1955 Bodegas Bilbainas, Vendimia Especial
Imported by T Elenteny Imports. This wine is a blend of 70% Tempranillo and 30% Garnacha. Alcohol 11.0-14.0%. The subtle nose cleaned up to reveal smokey bacon aromas. The wine was more traditional with its red fruit but the flavors played it close. There were still tannins mixed with the firm flavors delivered in an old-school style followed by an ethereal aftertaste. With just a bit of air it showed watering acidity and a hint of ripeness in the aftertaste but this bottle was clearly beyond its peak drinking. It was in that state all evening, drinkable but as a curiosity compared to the others. ** Now.
1955 Bodegas Palacio, Glorioso, Reserva Especial
Imported by T Elenteny Imports. Alcohol 11.0-14.0%. This smelled like a wine at proper maturity. There were still hints of ripeness in the mouth with attractive flavors that leaned towards blue fruits. It responded well to air but after a few hours it became simpler and drier. Prior to that it was quite satisfying. **** Now – 2019.
1964 Gomez Cruzado, Honorable, Gran Reserva
Imported by the Rare Wine Co. Alcohol 11.0-14.0%. This had a floral, woodsy nose. There were mouthfilling flavors of dried fruits and old-school flavors on the tongue-tip. It became drier towards the finish where it showed some funk and attractive grip. It eventually took on some weight before the persistent aftertaste. Will last but a bit polarizing in flavor. *** Now-2019.
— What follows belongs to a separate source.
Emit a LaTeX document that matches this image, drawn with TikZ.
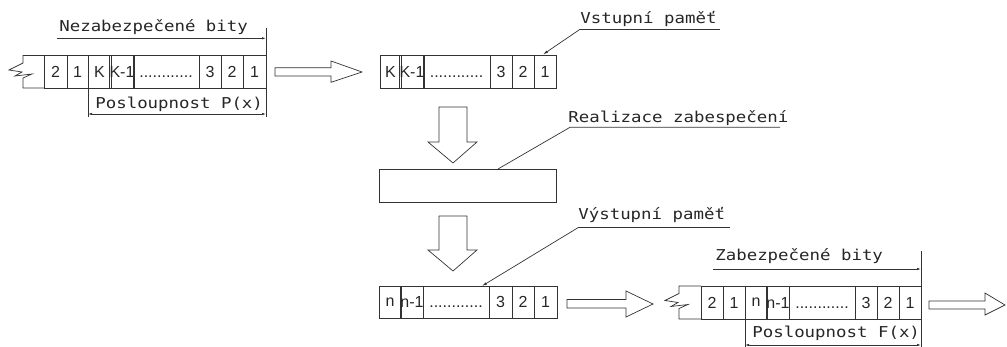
\documentclass[tikz,border=0pt]{standalone}
\usepackage{fontspec}
\newfontfamily\cadfont[FakeStretch=1.16]{DejaVu Sans Mono}
\newfontfamily\cellfont{Liberation Sans}
\usetikzlibrary{arrows.meta}
\newcommand\cellnode[6]{\node[cellbox, minimum width={#3-#2}, minimum height={#5-#4}] (#1) at ({(#2+#3)/2},{(#4+#5)/2}) {#6};}
\newcommand\celldots{\vphantom{1}............}
\begin{document}
\begin{tikzpicture}[x=1pt,y=-1pt,line width=0.7pt,color=black!80,
  cellbox/.style={draw=black!80, inner sep=0pt, outer sep=0pt, font=\cellfont\fontsize{16}{16}\selectfont, text=black!85},
  cadlabel/.style={inner sep=0pt, font=\cadfont\fontsize{15}{18}\selectfont, text=black!85},
  dimtip/.style={-{Latex[length=4pt,width=2.4pt]}},
  dimtips/.style={{Latex[length=4pt,width=2.4pt]}-{Latex[length=4pt,width=2.4pt]}},
  leadtip/.style={-{Latex[length=5pt,width=2.6pt]}},
  hollow/.style={draw=black!80, fill=white, line width=0.7pt}]
\useasboundingbox (0,0) rectangle (1007,347);

% ---------- row 1 (input stream)
\draw (44,55.5) -- (23,55.5) -- (23,63) -- (9,70) -- (22,72) -- (15,76) -- (32,74) -- (23,78) -- (23,88) -- (44,88);
\cellnode{a1}{44}{67}{55.5}{88}{2}
\cellnode{a2}{67}{88}{55.5}{88}{1}
\cellnode{a3}{88}{111}{55.5}{88}{K}
\cellnode{a4}{111}{133}{55.5}{88}{K-1}
\cellnode{a5}{133}{199}{55.5}{88}{\celldots}
\cellnode{a6}{199}{221}{55.5}{88}{3}
\cellnode{a7}{221}{243}{55.5}{88}{2}
\cellnode{a8}{243}{266}{55.5}{88}{1}

\node[cadlabel, anchor=base west] (nezab) at (59,31.7) {Nezabezpečené bity};
\coordinate (d1l) at (57,38.3);
\coordinate (d1r) at (266,38.3);
\draw[dimtip] (d1l) -- (d1r);
\draw (266,28) -- (a8.north east);
\node[cadlabel, anchor=base west] (poslP) at (95,108.5) {Posloupnost P(x)};
\coordinate (d2l) at (88,114);
\coordinate (d2r) at (266,114);
\draw[dimtips] (d2l) -- (d2r);
\draw (a3.south west) -- (88,117);
\draw (a8.south east) -- (266,117);

% hollow arrow 1
\draw[hollow] (275,67.7) -- (331,67.7) -- (331,61) -- (362,72) -- (331,82.3) -- (331,76) -- (275,76) -- cycle;

% ---------- row 2 (input memory)
\cellnode{b1}{380}{401}{55}{88}{K}
\cellnode{b2}{401}{423}{55}{88}{K-1}
\cellnode{b3}{423}{490}{55}{88}{\celldots}
\cellnode{b4}{490}{512}{55}{88}{3}
\cellnode{b5}{512}{534}{55}{88}{2}
\cellnode{b6}{534}{556}{55}{88}{1}
\node[cadlabel, anchor=base west] (vstup) at (580,24) {Vstupní paměť};
\coordinate (vsl) at (580,29.3);
\coordinate (vsr) at (720,29.3);
\draw (vsr) -- (vsl);
\draw[leadtip] (vsl) -- (543,54.5);

% down arrow 1
\draw[hollow] (439,107) -- (467,107) -- (467,142) -- (477,142) -- (453,163) -- (428,142) -- (439,142) -- cycle;

% ---------- processing block
\node[draw=black!80, inner sep=0pt, minimum width=177pt, minimum height=33pt] (proc) at (467.5,185.5) {};
\node[cadlabel, anchor=base west] (real) at (568,122.3) {Realizace zabespečení};
\coordinate (rel) at (570,127.3);
\coordinate (rer) at (780,127.3);
\draw (rer) -- (rel) -- (498,169);

% down arrow 2
\draw[hollow] (439,216) -- (467,216) -- (467,250) -- (477,250) -- (453,271) -- (428,250) -- (439,250) -- cycle;

% ---------- row 3 (output memory)
\cellnode{c1}{379}{401}{286}{318.5}{n}
\cellnode{c2}{401}{423}{286}{318.5}{n-1}
\cellnode{c3}{423}{489}{286}{318.5}{\celldots}
\cellnode{c4}{489}{512}{286}{318.5}{3}
\cellnode{c5}{512}{534}{286}{318.5}{2}
\cellnode{c6}{534}{557}{286}{318.5}{1}
\node[cadlabel, anchor=base west] (vystup) at (578,220) {Výstupní paměť};
\coordinate (vyl) at (578,227.7);
\coordinate (vyr) at (730,227.7);
\draw (vyr) -- (vyl);
\draw[leadtip] (vyl) -- (482,286);

% hollow arrow 2
\draw[hollow] (567,299.5) -- (626,299.5) -- (626,291) -- (653,304) -- (626,317) -- (626,308) -- (567,308) -- cycle;

% ---------- row 4 (output stream)
\draw (701,286) -- (679,286) -- (679,293.5) -- (665,300.5) -- (678,302.5) -- (671,306.5) -- (688,304.5) -- (679,308.5) -- (679,319) -- (701,319);
\cellnode{e1}{701}{723}{286}{319}{2}
\cellnode{e2}{723}{745}{286}{319}{1}
\cellnode{e3}{745}{767}{286}{319}{n}
\cellnode{e4}{767}{789}{286}{319}{n-1}
\cellnode{e5}{789}{855}{286}{319}{\celldots}
\cellnode{e6}{855}{877}{286}{319}{3}
\cellnode{e7}{877}{899}{286}{319}{2}
\cellnode{e8}{899}{921}{286}{319}{1}

\node[cadlabel, anchor=base west] (zabez) at (715,261) {Zabezpečené bity};
\coordinate (d3l) at (713,269);
\coordinate (d3r) at (921,269);
\draw[dimtip] (d3l) -- (d3r);
\draw (921,251) -- (e8.north east);
\node[cadlabel, anchor=base west] (poslF) at (752,337.5) {Posloupnost F(x)};
\coordinate (d4l) at (745,345);
\coordinate (d4r) at (921,345);
\draw[dimtips] (d4l) -- (d4r);
\draw (e3.south west) -- (745,347);
\draw (e8.south east) -- (921,347);

% hollow arrow 3
\draw[hollow] (929,301) -- (985,301) -- (985,293) -- (1005,305) -- (985,315) -- (985,309) -- (929,309) -- cycle;
\end{tikzpicture}
\end{document}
1964 La Rioja Alta, Gran Reserva 904
Imported by the Rare Wine Co. Alcohol 11.0-14.0%. The nose initially bore ample aromas of metal and minerals but this morphed into attractive cedar and earth. There were red fruits in the mouth which were clean and matched by its pure acidity driven nature. There was a puckering, citric acidity aspect. There were cherry flavors, a drier texture, and tannins in the end. It took an hour to open up but did so very well. Thanks to Darryl for the picture. **** Now-2022.
1970 Bodegas Riojanas, Vina Albina, Gran Reserva
Imported by T Elenteny Imports. Alcohol 11.0-14.0%. The nose revealed a little wood followed by roast. In the mouth were tangy flavors of red fruit that had citric notes. The flavors were still concentrated and almost chewy. There were wood box notes and an attractive salty quality at the end. This old red had a persistent aftertaste. Good wine. **** Now-2024.
1986 Chateau Cos d’Estournel, Saint-Estephe
Imported by Ginday Imports LTD. Alcohol 12.5%. This young wine had lovely red cherry fruit which was gorgeously integrated with mature flavors in the middle. This clearly needs more time as the citric tannins were surrounded by the flavor. It was very persistent in the aftertaste. ***(*) 2019-2029.
1998 Artadi, Vina el Pison, Rioja
This wine is 100% Tempranillo sourced from a parcel planted in 1945. It was aged 18-24 months in French oak. Alcohol 13.5%. This remained tight with aromas of Big Red cinnamon spice. In the mouth were citric red fruit flavors that became linear. It remained very tight with hard red cherry flavors followed by a brighter, mildly puckering finish. I could work out some ripe strawberry notes by extensively working the wine in my mouth. **(*) 2019-2029+.
1967 Barros, Colheita, Port
Imported by Aidil Wines and Liquors. Alcohol 20%. This was surprisingly powerful and youthful with nice residual sugar, almonds with air, and old wood. It had some thickness to it. **** Now-2039.
1940 H.M. Borges, Reserva Solera, Sweet, Madeira
Imported by the Rare Wine Co. Alcohol 19.5%. The nose had the attractive sweaty tangy aromas I have come to love. It was youthful with vibrant flavors on the sides of the tongue, good texture throughout, and a spicy aspect. A lovely wine. **** Now-2059.